All 1 Debates between Jim Allister and Linsey Farnsworth

Fri 6th Dec 2024

European Union (Withdrawal Arrangements) Bill

Debate between Jim Allister and Linsey Farnsworth
Jim Allister Portrait Jim Allister
- Hansard - -

Ours is not a delivery problem; ours is a bar on sending. Ours is not just that it is too difficult; ours is that it is too difficult because of the international customs requirements. That is the difference between us and the highlands and islands. I am sure the highlands and islands do have that delivery problem, and I am sure that small businesses do shirk the desire to serve them, but in Northern Ireland it is for a more fundamental and compelling reason.

Linsey Farnsworth Portrait Linsey Farnsworth (Amber Valley) (Lab)
- Hansard - - - Excerpts

The frustrations that the hon. and learned Member is talking about are surely a good argument for what the Government are trying to do in resetting the relationship between the UK and the EU. Therefore, this Bill would only undermine the UK’s credibility in doing that with our international partners. Does he agree that we need to remain focused on the issues going forward, rather than going over these points again?

Jim Allister Portrait Jim Allister
- Hansard - -

This Bill is prospective in its tone and purpose. It is about going forward. It is about solving the problem that has been put upon us. The hon. Member says, “Oh, let’s reset.” For some, of course, that means, “Let’s rejoin.” That is a matter for those who are advocating for it, but it is certainly not where I would like to see this United Kingdom go.

Yes, we need to reset, but we need to reset on the basis that Brexit is for all, not just for some. When we reset on that basis, the Government will not have me constantly raising these issues, because I will have the equal citizenship that has been denied to me and my constituents by these arrangements. Fundamentally, this is an equal citizenship issue. The thought that they are being treated differently, by being denied the equal citizenship of the rest of the United Kingdom, is quite appalling and insulting to many people in Northern Ireland.
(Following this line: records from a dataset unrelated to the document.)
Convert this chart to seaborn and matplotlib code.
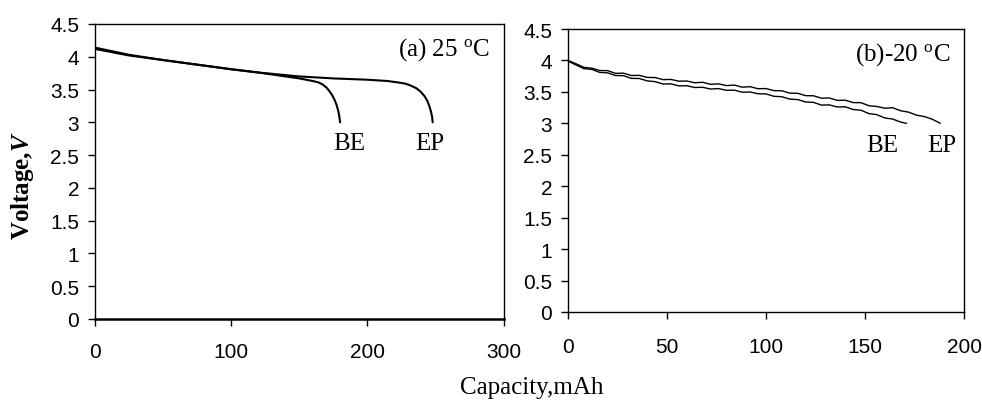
import matplotlib
matplotlib.use("Agg")
import matplotlib.pyplot as plt
import seaborn as sns
import pandas as pd

# ---------------- data ----------------
# (a) 25 C
be_a_cap = [0, 25, 50, 75, 100, 120, 140, 150, 155, 160, 164, 167, 170, 172, 174, 176,
            177.5, 178.7, 179.5, 180]
be_a_v = [4.14, 4.03, 3.95, 3.88, 3.81, 3.76, 3.70, 3.67, 3.65, 3.63, 3.61, 3.58, 3.53,
          3.48, 3.42, 3.34, 3.26, 3.17, 3.08, 3.00]
ep_a_cap = [0, 25, 50, 75, 100, 120, 150, 175, 200, 215, 222, 228, 232, 236, 239, 242,
            244, 245.5, 246.8, 247.6, 248]
ep_a_v = [4.12, 4.02, 3.95, 3.88, 3.81, 3.76, 3.70, 3.67, 3.65, 3.63, 3.61, 3.59, 3.56,
          3.52, 3.47, 3.40, 3.33, 3.25, 3.16, 3.08, 3.00]

# (b) -20 C
ep_b_cap = [0, 4, 8, 12, 16, 20, 24, 28, 32, 36, 40, 44, 48, 52, 56, 60, 64, 68, 72, 76,
            80, 84, 88, 92, 96, 100, 104, 108, 112, 116, 120, 124, 128, 132, 136, 140,
            144, 148, 152, 156, 160, 164, 168, 172, 176, 180, 184, 188]
ep_b_v = [4.00, 3.948, 3.89, 3.878, 3.84, 3.838, 3.795, 3.798, 3.76, 3.763, 3.73, 3.728,
          3.695, 3.698, 3.67, 3.673, 3.645, 3.653, 3.62, 3.628, 3.60, 3.608, 3.575, 3.583,
          3.55, 3.553, 3.52, 3.518, 3.48, 3.478, 3.44, 3.438, 3.40, 3.403, 3.365, 3.368,
          3.33, 3.328, 3.28, 3.268, 3.24, 3.248, 3.20, 3.178, 3.13, 3.108, 3.065, 3.00]
be_b_cap = [0, 4, 8, 12, 16, 20, 24, 28, 32, 36, 40, 44, 48, 52, 56, 60, 64, 68, 72, 76,
            80, 84, 88, 92, 96, 100, 104, 108, 112, 116, 120, 124, 128, 132, 136, 140,
            144, 148, 152, 156, 160, 164, 168, 171]
be_b_v = [3.99, 3.928, 3.87, 3.858, 3.81, 3.803, 3.76, 3.758, 3.715, 3.713, 3.675, 3.663,
          3.625, 3.628, 3.595, 3.598, 3.57, 3.573, 3.545, 3.553, 3.525, 3.528, 3.495, 3.498,
          3.47, 3.468, 3.43, 3.423, 3.385, 3.378, 3.34, 3.333, 3.29, 3.293, 3.26, 3.263,
          3.22, 3.208, 3.155, 3.138, 3.085, 3.068, 3.02, 3.00]

y_ticks = [0, 0.5, 1, 1.5, 2, 2.5, 3, 3.5, 4, 4.5]
y_ticklabels = ["0", "0.5", "1", "1.5", "2", "2.5", "3", "3.5", "4", "4.5"]
xa_ticks = [0, 100, 200, 300]
xb_ticks = [0, 50, 100, 150, 200]

# ---------------- style ----------------
sns.set_theme(style="ticks")
plt.rcParams["font.family"] = ["Liberation Sans", "DejaVu Sans"]
plt.rcParams["mathtext.fontset"] = "custom"
plt.rcParams["mathtext.rm"] = "Liberation Serif"
plt.rcParams["mathtext.it"] = "Liberation Serif:italic:bold"
plt.rcParams["mathtext.bf"] = "Liberation Serif:bold"

SERIF = "Liberation Serif"

fig = plt.figure(figsize=(9.82, 4.02), dpi=100)
W, H = 982, 402


def add_ax(x0, x1, ytop, ybot):
    return fig.add_axes([x0 / W, (H - ybot) / H, (x1 - x0) / W, (ybot - ytop) / H])


ax1 = add_ax(95, 503.5, 25, 320)
ax2 = add_ax(568, 964, 30, 313)

df_a = pd.concat([
    pd.DataFrame({"cap": be_a_cap, "v": be_a_v, "cell": "BE"}),
    pd.DataFrame({"cap": ep_a_cap, "v": ep_a_v, "cell": "EP"}),
])
df_b = pd.concat([
    pd.DataFrame({"cap": be_b_cap, "v": be_b_v, "cell": "BE"}),
    pd.DataFrame({"cap": ep_b_cap, "v": ep_b_v, "cell": "EP"}),
])

pal = {"BE": "black", "EP": "black"}
sns.lineplot(data=df_a, x="cap", y="v", hue="cell", palette=pal, estimator=None,
             linewidth=1.5, legend=False, ax=ax1)
sns.lineplot(data=df_b, x="cap", y="v", hue="cell", palette=pal, estimator=None,
             linewidth=1.0, legend=False, ax=ax2)

for ax, xt, xmax, xpad in [(ax1, xa_ticks, 300, 11.5), (ax2, xb_ticks, 200, 13)]:
    ax.set_xlim(0, xmax)
    ax.set_ylim(0, 4.5)
    ax.set_xticks(xt)
    ax.set_xticklabels([str(t) for t in xt])
    ax.set_yticks(y_ticks)
    ax.set_yticklabels(y_ticklabels)
    ax.set_xlabel("")
    ax.set_ylabel("")
    for s in ax.spines.values():
        s.set_visible(True)
        s.set_color("black")
        s.set_linewidth(1.0)
    ax.tick_params(axis="both", direction="out", length=5, width=1.0, colors="black",
                   labelsize=15, labelcolor="black")
    ax.tick_params(axis="x", pad=xpad)
    ax.tick_params(axis="y", pad=6.5)
    ax.set_facecolor("white")

ax1.spines["bottom"].set_linewidth(1.8)

tkw = dict(family=SERIF, fontsize=18, color="black")
ax1.text(290, 4.03, r"(a) 25 $^{\mathrm{o}}$C", ha="right", va="baseline", **tkw)
ax1.text(186.5, 2.59, "BE", ha="center", va="baseline", **tkw)
ax1.text(246, 2.59, "EP", ha="center", va="baseline", **tkw)
ax2.text(193, 4.02, r"(b)-20 $^{\mathrm{o}}$C", ha="right", va="baseline", **tkw)
ax2.text(158.6, 2.56, "BE", ha="center", va="baseline", **tkw)
ax2.text(189, 2.56, "EP", ha="center", va="baseline", **tkw)

fig.text(22 / W, (H - 186) / H, r"Voltage,$\mathit{V}$", rotation=90, ha="center",
         va="center", family=SERIF, fontsize=18, fontweight="bold", color="black")
fig.text(532 / W, (H - 388) / H, "Capacity,mAh", ha="center", va="center",
         family=SERIF, fontsize=18, color="black")

fig.savefig("out.png", dpi=100, facecolor="white")
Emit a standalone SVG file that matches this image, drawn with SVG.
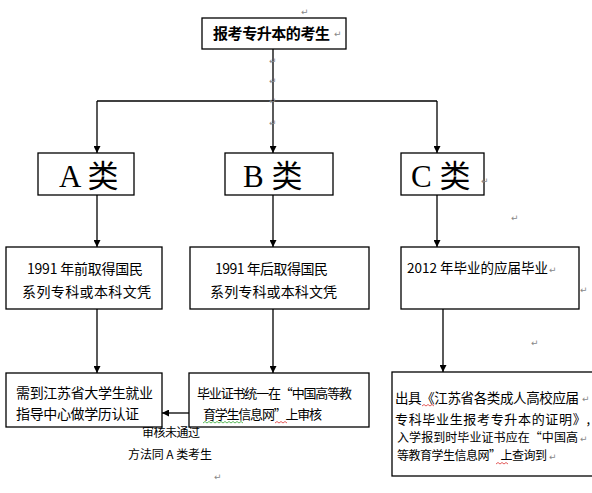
<svg xmlns="http://www.w3.org/2000/svg" width="592" height="493" viewBox="0 0 592 493">
<defs>
<marker id="arr" viewBox="0 0 10 10" refX="10" refY="5" markerWidth="7" markerHeight="7" markerUnits="userSpaceOnUse" orient="auto">
<path d="M0,0 L10,5 L0,10 Z" fill="#000"/>
</marker>
</defs>
<style>
.box{fill:#fff;stroke:#000;stroke-width:1.3}
.ln{stroke:#000;stroke-width:1.3;fill:none}
.t{font-family:"Noto Sans CJK SC","Liberation Sans",sans-serif;fill:#000}
.big{font-family:"Liberation Serif","Noto Sans CJK SC",serif;font-size:31px;fill:#000}
.pm{font-family:"DejaVu Sans",sans-serif;font-size:9px;fill:#888}
.sq{fill:none;stroke-width:0.8}
</style>
<rect width="592" height="493" fill="#fff"/>
<g id="connectors">
<line class="ln" x1="273" y1="49" x2="273" y2="101"/>
<line class="ln" x1="97" y1="101" x2="437" y2="101"/>
<line class="ln" x1="97" y1="101" x2="97" y2="153" marker-end="url(#arr)"/>
<line class="ln" x1="273" y1="101" x2="273" y2="153" marker-end="url(#arr)"/>
<line class="ln" x1="437" y1="101" x2="437" y2="153" marker-end="url(#arr)"/>
<line class="ln" x1="97" y1="195" x2="97" y2="247" marker-end="url(#arr)"/>
<line class="ln" x1="273" y1="195" x2="273" y2="247" marker-end="url(#arr)"/>
<line class="ln" x1="437" y1="195" x2="437" y2="247" marker-end="url(#arr)"/>
<line class="ln" x1="97" y1="309" x2="97" y2="373" marker-end="url(#arr)"/>
<line class="ln" x1="273" y1="309" x2="273" y2="373" marker-end="url(#arr)"/>
<line class="ln" x1="443" y1="309" x2="443" y2="372" marker-end="url(#arr)"/>
<line class="ln" x1="189" y1="413" x2="162" y2="413" marker-end="url(#arr)"/>
<text class="t" x="142" y="437" font-size="12" textLength="58">审核未通过</text>
<text class="t" x="128" y="459" font-size="12" textLength="84">方法同 A 类考生</text>
</g>
<g id="top">
<rect class="box" x="202" y="18" width="144" height="31"/>
<text class="t" x="213" y="39" font-size="15" font-weight="bold" textLength="117">报考专升本的考生</text>
</g>
<g id="classA">
<rect class="box" x="38" y="153" width="96" height="42"/>
<text class="big" x="59" y="187">A 类</text>
</g>
<g id="classB">
<rect class="box" x="225" y="153" width="108" height="42"/>
<text class="big" x="243" y="187">B 类</text>
</g>
<g id="classC">
<rect class="box" x="401" y="153" width="83" height="42"/>
<text class="big" x="411" y="187">C 类</text>
</g>
<g id="a2">
<rect class="box" x="6" y="247" width="156" height="62"/>
<text class="t" x="27" y="274" font-size="14" textLength="116">1991 年前取得国民</text>
<text class="t" x="22" y="297" font-size="14" textLength="129">系列专科或本科文凭</text>
</g>
<g id="b2">
<rect class="box" x="190" y="247" width="179" height="62"/>
<text class="t" x="215" y="274" font-size="14" textLength="113">1991 年后取得国民</text>
<text class="t" x="210" y="297" font-size="14" textLength="127">系列专科或本科文凭</text>
</g>
<g id="c2">
<rect class="box" x="401" y="247" width="178" height="62"/>
<text class="t" x="407" y="273" font-size="13.5" textLength="141">2012 年毕业的应届毕业</text>
</g>
<g id="a3">
<rect class="box" x="6" y="373" width="156" height="54"/>
<text class="t" x="16" y="398" font-size="14" textLength="137">需到江苏省大学生就业</text>
<text class="t" x="16" y="419" font-size="14" textLength="123">指导中心做学历认证</text>
</g>
<g id="b3">
<rect class="box" x="189" y="373" width="180" height="54"/>
<text class="t" x="197" y="398" font-size="13" textLength="155">毕业证书统一在“中国高等教</text>
<text class="t" x="203" y="419" font-size="13" textLength="119">育学生信息网”上审核</text>
<path class="sq" stroke="#3a3" d="M203,423 l2,-1.5 l2,1.5 l2,-1.5 l2,1.5 l2,-1.5 l2,1.5 l2,-1.5 l2,1.5 l2,-1.5 l2,1.5 l2,-1.5 l2,1.5 l2,-1.5 l2,1.5 l2,-1.5 l2,1.5 l2,-1.5 l2,1.5 l2,-1.5 l2,1.5"/>
<path class="sq" stroke="#d33" d="M275,423 l2,-1.5 l2,1.5 l2,-1.5 l2,1.5 l2,-1.5 l2,1.5"/>
</g>
<g id="c3">
<rect class="box" x="392" y="372" width="210" height="104"/>
<text class="t" x="395" y="403" font-size="13.5" textLength="184">出具《江苏省各类成人高校应届</text>
<text class="t" x="395" y="424" font-size="13" textLength="195">专科毕业生报考专升本的证明》,</text>
<text class="t" x="397" y="442" font-size="12" textLength="181">入学报到时毕业证书应在“中国高</text>
<text class="t" x="397" y="460" font-size="12" textLength="150">等教育学生信息网”上查询到</text>
<path class="sq" stroke="#d33" d="M422,406 l2,-1.5 l2,1.5 l2,-1.5 l2,1.5 l2,-1.5 l2,1.5"/>
<path class="sq" stroke="#d33" d="M496,464 l2,-1.5 l2,1.5 l2,-1.5 l2,1.5 l2,-1.5 l2,1.5"/>
</g>
<g id="marks">
<text class="pm" x="301" y="15">↵</text>
<text class="pm" x="334" y="37">↵</text>
<text class="pm" x="269" y="64">↵</text>
<text class="pm" x="269" y="84">↵</text>
<text class="pm" x="269" y="104">↵</text>
<text class="pm" x="269" y="126">↵</text>
<text class="pm" x="481" y="184">↵</text>
<text class="pm" x="511" y="221">↵</text>
<text class="pm" x="549" y="273">↵</text>
<text class="pm" x="580" y="293">↵</text>
<text class="pm" x="531" y="346">↵</text>
<text class="pm" x="582" y="402">↵</text>
<text class="pm" x="580" y="442">↵</text>
<text class="pm" x="549" y="460">↵</text>
<text class="pm" x="214" y="480">↵</text>
</g>
</svg>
Article 2 of the protocol has been mentioned in an intervention. The Government said a couple of nights ago that they will appeal the findings in one of the cases in Northern Ireland, although, listening to the Secretary of State for Northern Ireland, I think it is a pretty half-hearted appeal. Article 2 shows us that it is not just about trade. That was the initial selling point of the protocol, “Oh, it is only about trade,” but now we have discovered, through article 2, that it has a most pervasive effect on all sorts of things.

Legislation in the last Parliament has been overturned in its application in Northern Ireland. Why? Because of article 2. Now, whether we liked or disliked the Rwanda Bill is not the point. The point is that our High Court and Court of Appeal have ruled that the provisions of the Rwanda Bill cannot be operated in Northern Ireland. Why? Because of article 2.

Why is that? Because article 2 subjects Northern Ireland to the EU’s human rights provisions, not the UK’s human rights provisions. Protections that exist for asylum seekers under EU law therefore prevent the measures from operating. It is not about the debate of the merits or de-merits; it is about the constitutional fact that a Bill of this House, the sovereign will of that time of this supposedly sovereign Parliament, could not be implemented in a part of the United Kingdom because of the supremacy of EU law.